Solo exhibition curated by Marta Mestre
15.04.2021 - 05.09.2021
Quarto Blindado (Armoured Room) by Fernão Cruz, is a space of infinite creation. As in origin myths, where the gods are skilled sculptors, shaping the lives of all beings and things in the world, in this room the artist (b. Lisbon, 1995) addresses the act of creation. Inspired by the materials, textures and colours of the African sculptures held in the museum’s collection, and by F. D. Bedford’s illustrations for the book Peter and Wendy (1911), by the British writer J. M. Barrie, Fernão Cruz builds an installation that has different layers of meaning.
The adventures of the boy who did not want to grow up are the pretext for building a psychological and intimate space, in which reality, suspended by art, sees its rules subverted. The use of papier maché - which José de Guimarães uses in many of his works – makes it possible, with limited resources, to reproduce objects without a function, to build a fragile and yet tangible space of dreams and desires, that the visitor invades and contemplates.

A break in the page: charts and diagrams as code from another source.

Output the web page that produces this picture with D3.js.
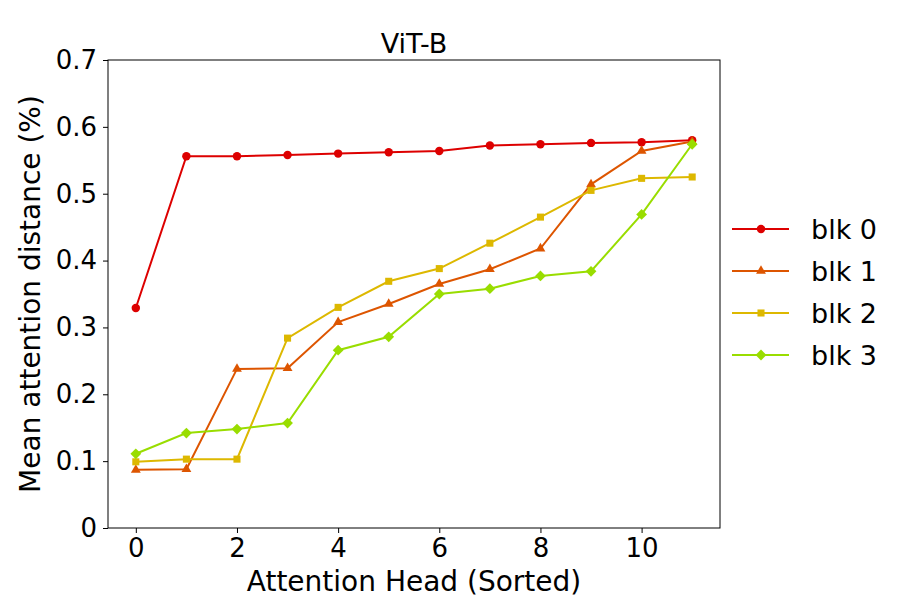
<!DOCTYPE html>
<html>
<head>
<meta charset="utf-8">
<script src="https://cdn.jsdelivr.net/npm/d3@7"></script>
<style>
  body { margin: 0; background: #fff; }
  text { font-family: "DejaVu Sans", sans-serif; fill: #000; }
</style>
</head>
<body>
<div id="app"></div>
<script>
const heads = [0, 1, 2, 3, 4, 5, 6, 7, 8, 9, 10, 11];
const blk0 = [0.329, 0.556, 0.556, 0.558, 0.560, 0.562, 0.564, 0.572, 0.574, 0.576, 0.577, 0.580];
const blk1 = [0.087, 0.088, 0.238, 0.239, 0.308, 0.335, 0.365, 0.387, 0.418, 0.514, 0.564, 0.578];
const blk2 = [0.099, 0.103, 0.103, 0.284, 0.330, 0.369, 0.388, 0.426, 0.465, 0.505, 0.523, 0.525];
const blk3 = [0.111, 0.142, 0.148, 0.157, 0.266, 0.286, 0.350, 0.358, 0.377, 0.384, 0.469, 0.574];
const seriesNames = ["blk 0", "blk 1", "blk 2", "blk 3"];
const seriesColors = ["#dd0000", "#dd5500", "#ddb800", "#99dd00"];
const yTicks = [0, 0.1, 0.2, 0.3, 0.4, 0.5, 0.6, 0.7];
const xTicks = [0, 2, 4, 6, 8, 10];

const W = 900, H = 600;
const plotLeft = 108, plotRight = 720, plotTop = 60, plotBottom = 528;

const svg = d3.select("#app").append("svg")
    .attr("width", W)
    .attr("height", H);

const x = d3.scaleLinear([-0.55, 11.55], [plotLeft, plotRight]);
const y = d3.scaleLinear([0, 0.7], [plotBottom, plotTop]);

// matplotlib-like markers: circle, triangle, square, diamond (rotated square)
const markers = [
    { type: d3.symbolCircle, size: 56, rotate: 0 },
    { type: d3.symbolTriangle, size: 42, rotate: 0 },
    { type: d3.symbolSquare, size: 50, rotate: 0 },
    { type: d3.symbolSquare, size: 58, rotate: 45 }
];

const series = [blk0, blk1, blk2, blk3].map((vals, i) => ({
    name: seriesNames[i],
    color: seriesColors[i],
    marker: markers[i],
    points: heads.map((h, j) => [h, vals[j]])
}));

// axes
const xAxis = svg.append("g")
    .attr("transform", `translate(0,${plotBottom})`)
    .call(d3.axisBottom(x).tickValues(xTicks).tickSize(5).tickPadding(6).tickFormat(d3.format("d")));
const yAxis = svg.append("g")
    .attr("transform", `translate(${plotLeft},0)`)
    .call(d3.axisLeft(y).tickValues(yTicks).tickSize(5).tickPadding(6).tickFormat(d => d === 0 ? "0" : d3.format(".1f")(d)));

[xAxis, yAxis].forEach(a => {
    a.select(".domain").remove();
    a.selectAll(".tick line").attr("stroke", "#000").attr("stroke-width", 1);
    a.selectAll(".tick text").style("font-size", "26px").attr("fill", "#000");
});

svg.append("rect")
    .attr("x", plotLeft).attr("y", plotTop)
    .attr("width", plotRight - plotLeft).attr("height", plotBottom - plotTop)
    .attr("fill", "none").attr("stroke", "#000").attr("stroke-width", 1);

const line = d3.line().x(d => x(d[0])).y(d => y(d[1]));

const plot = svg.append("g");
series.forEach(s => {
    plot.append("path")
        .attr("d", line(s.points))
        .attr("fill", "none")
        .attr("stroke", s.color)
        .attr("stroke-width", 2);
    plot.selectAll(null)
        .data(s.points)
        .join("path")
        .attr("transform", d => `translate(${x(d[0])},${y(d[1])}) rotate(${s.marker.rotate})`)
        .attr("d", d3.symbol(s.marker.type, s.marker.size))
        .attr("fill", s.color);
});

// title and labels
svg.append("text")
    .attr("x", (plotLeft + plotRight) / 2).attr("y", 53)
    .attr("text-anchor", "middle")
    .style("font-size", "27px")
    .text("ViT-B");

svg.append("text")
    .attr("x", (plotLeft + plotRight) / 2).attr("y", 591)
    .attr("text-anchor", "middle")
    .style("font-size", "28px")
    .text("Attention Head (Sorted)");

svg.append("text")
    .attr("transform", `translate(40,${(plotTop + plotBottom) / 2}) rotate(-90)`)
    .attr("text-anchor", "middle")
    .style("font-size", "28px")
    .text("Mean attention distance (%)");

// legend
const legend = svg.append("g");
series.forEach((s, i) => {
    const ly = 229 + i * 42;
    legend.append("line")
        .attr("x1", 732).attr("x2", 789)
        .attr("y1", ly).attr("y2", ly)
        .attr("stroke", s.color).attr("stroke-width", 2);
    legend.append("path")
        .attr("transform", `translate(761,${ly}) rotate(${s.marker.rotate})`)
        .attr("d", d3.symbol(s.marker.type, s.marker.size))
        .attr("fill", s.color);
    legend.append("text")
        .attr("x", 811).attr("y", ly)
        .attr("dy", "0.36em")
        .style("font-size", "27px")
        .text(s.name);
});
</script>
</body>
</html>
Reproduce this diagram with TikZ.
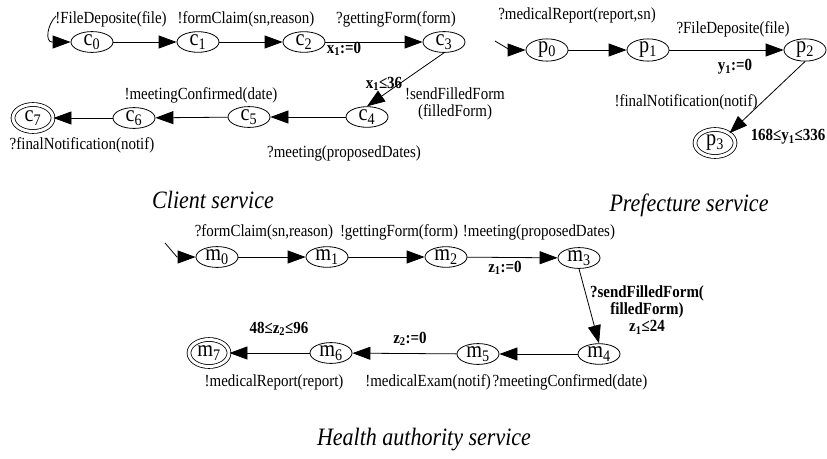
\documentclass[tikz,border=0pt]{standalone}
\usepackage{fontspec}
\setmainfont[FakeStretch=0.88]{Liberation Serif}
\usetikzlibrary{shapes.geometric,arrows.meta}

\begin{document}
\begin{tikzpicture}[x=1pt,y=-1pt,
    st/.style={ellipse,draw,line width=0.8pt,minimum width=42pt,minimum height=20pt,inner sep=0pt,font=\fontsize{23}{23}\selectfont},
    fin/.style={st,double,double distance=3pt,minimum width=40pt,minimum height=27pt},
    tr/.style={line width=0.8pt,-{Triangle[length=18pt,width=13pt]}},
    lbl/.style={font=\fontsize{17}{17}\selectfont},
    grd/.style={align=center,font=\bfseries\fontsize{17}{17}\selectfont},
    ttl/.style={font=\itshape\fontsize{25}{25}\selectfont}]
        \useasboundingbox (0,0) rectangle (827,458);

        % client service
        \node[st] (c0) at (92,42) {c\textsubscript{0}};
        \node[st] (c1) at (198,42) {c\textsubscript{1}};
        \node[st] (c2) at (304,42) {c\textsubscript{2}};
        \node[st] (c3) at (444,42) {c\textsubscript{3}};
        \node[st] (c4) at (367,117) {c\textsubscript{4}};
        \node[st] (c5) at (249,117) {c\textsubscript{5}};
        \node[st] (c6) at (134,118) {c\textsubscript{6}};
        \node[fin] (c7) at (33,118) {c\textsubscript{7}};
        \coordinate (c0i) at (56,16);

        \draw[tr] (c0i) .. controls (47,25) and (45,42) .. (52,42) -- (c0);
        \draw[tr] (c0) -- (c1);
        \draw[tr] (c1) -- (c2);
        \draw[tr] (c2) -- (c3);
        \draw[tr] (c3.south) -- (c4.north);
        \draw[tr] (c4) -- (c5);
        \draw[tr] (c5) -- (c6);
        \draw[tr] (c6) -- (c7);

        \node[lbl] (lc0) at (111,19) {!FileDeposite(file)};
        \node[lbl] (lc1) at (246,19) {!formClaim(sn,reason)};
        \node[lbl] (lc2) at (396,19) {?gettingForm(form)};
        \node[grd] (gc2) at (344,49) {x\textsubscript{1}:=0};
        \node[grd] (gc3) at (384,84) {x\textsubscript{1}≤36};
        \node[lbl,align=center] (lc3) at (455,104) {!sendFilledForm\\(filledForm)};
        \node[lbl] (lc5) at (201,95) {!meetingConfirmed(date)};
        \node[lbl] (lc6) at (82,145) {?finalNotification(notif)};
        \node[lbl] (lc4) at (344,153) {?meeting(proposedDates)};
        \node[ttl] (tc) at (213,200) {Client service};

        % prefecture service
        \node[st] (p0) at (547,50) {p\textsubscript{0}};
        \node[st] (p1) at (648,50) {p\textsubscript{1}};
        \node[st] (p2) at (805,50) {p\textsubscript{2}};
        \node[fin] (p3) at (715,143) {p\textsubscript{3}};
        \coordinate (p0i) at (495,41);

        \draw[tr] (p0i) -- (510,50) -- (p0);
        \draw[tr] (p0) -- (p1);
        \draw[tr] (p1) -- (p2);
        \draw[tr] (p2.south) -- (p3.north east);

        \node[lbl] (lp0) at (577,15) {?medicalReport(report,sn)};
        \node[lbl] (lp1) at (733,29) {?FileDeposite(file)};
        \node[grd] (gp1) at (735,67) {y\textsubscript{1}:=0};
        \node[lbl] (lp2) at (686,102) {!finalNotification(notif)};
        \node[grd] (gp2) at (788,137) {168≤y\textsubscript{1}≤336};
        \node[ttl] (tp) at (689,205) {Prefecture service};

        % health authority service
        \node[st] (m0) at (217,257) {m\textsubscript{0}};
        \node[st] (m1) at (327,257) {m\textsubscript{1}};
        \node[st] (m2) at (446,257) {m\textsubscript{2}};
        \node[st] (m3) at (579,258) {m\textsubscript{3}};
        \node[st] (m4) at (599,354) {m\textsubscript{4}};
        \node[st] (m5) at (478,354) {m\textsubscript{5}};
        \node[st] (m6) at (331,353) {m\textsubscript{6}};
        \node[fin] (m7) at (209,353) {m\textsubscript{7}};
        \coordinate (m0i) at (165,243);

        \draw[tr] (m0i) -- (177,257) -- (m0);
        \draw[tr] (m0) -- (m1);
        \draw[tr] (m1) -- (m2);
        \draw[tr] (m2) -- (m3);
        \draw[tr] (m3.south) -- (m4.north);
        \draw[tr] (m4) -- (m5);
        \draw[tr] (m5) -- (m6);
        \draw[tr] (m6) -- (m7);

        \node[lbl] (lm0) at (264,232) {?formClaim(sn,reason)};
        \node[lbl] (lm1) at (399,232) {!gettingForm(form)};
        \node[lbl] (lm2) at (539,232) {!meeting(proposedDates)};
        \node[grd] (gm2) at (505,268) {z\textsubscript{1}:=0};
        \node[grd] (gm3) at (647,310) {?sendFilledForm(\\filledForm)\\z\textsubscript{1}≤24};
        \node[lbl] (lm4) at (570,382) {?meetingConfirmed(date)};
        \node[grd] (gm5) at (410,339) {z\textsubscript{2}:=0};
        \node[lbl] (lm5) at (428,382) {!medicalExam(notif)};
        \node[grd] (gm6) at (279,329) {48≤z\textsubscript{2}≤96};
        \node[lbl] (lm6) at (274,382) {!medicalReport(report)};
        \node[ttl] (tm) at (424,440) {Health authority service};
\end{tikzpicture}
\end{document}
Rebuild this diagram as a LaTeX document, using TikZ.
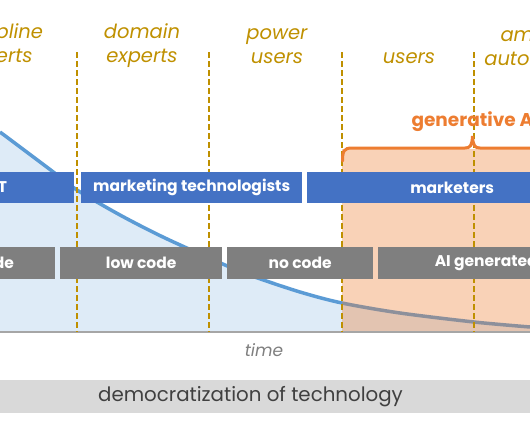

The sculptures that populate the room include a petrified umbrella, a broken surveillance camera, a bird, a family scene and a magical arm that seems to invade the real world. Made of raw cloth and exhibited like the pages of a book, F. D. Bedford’s engravings are altered by Fernão Cruz. A place of refuge is created through the domestic universe and sense of intimacy, Peter Pan’s capacity to fly without wings, the feelings of loss, mourning and desire, in a reality in which intimate things loom large with floating heavy bodies.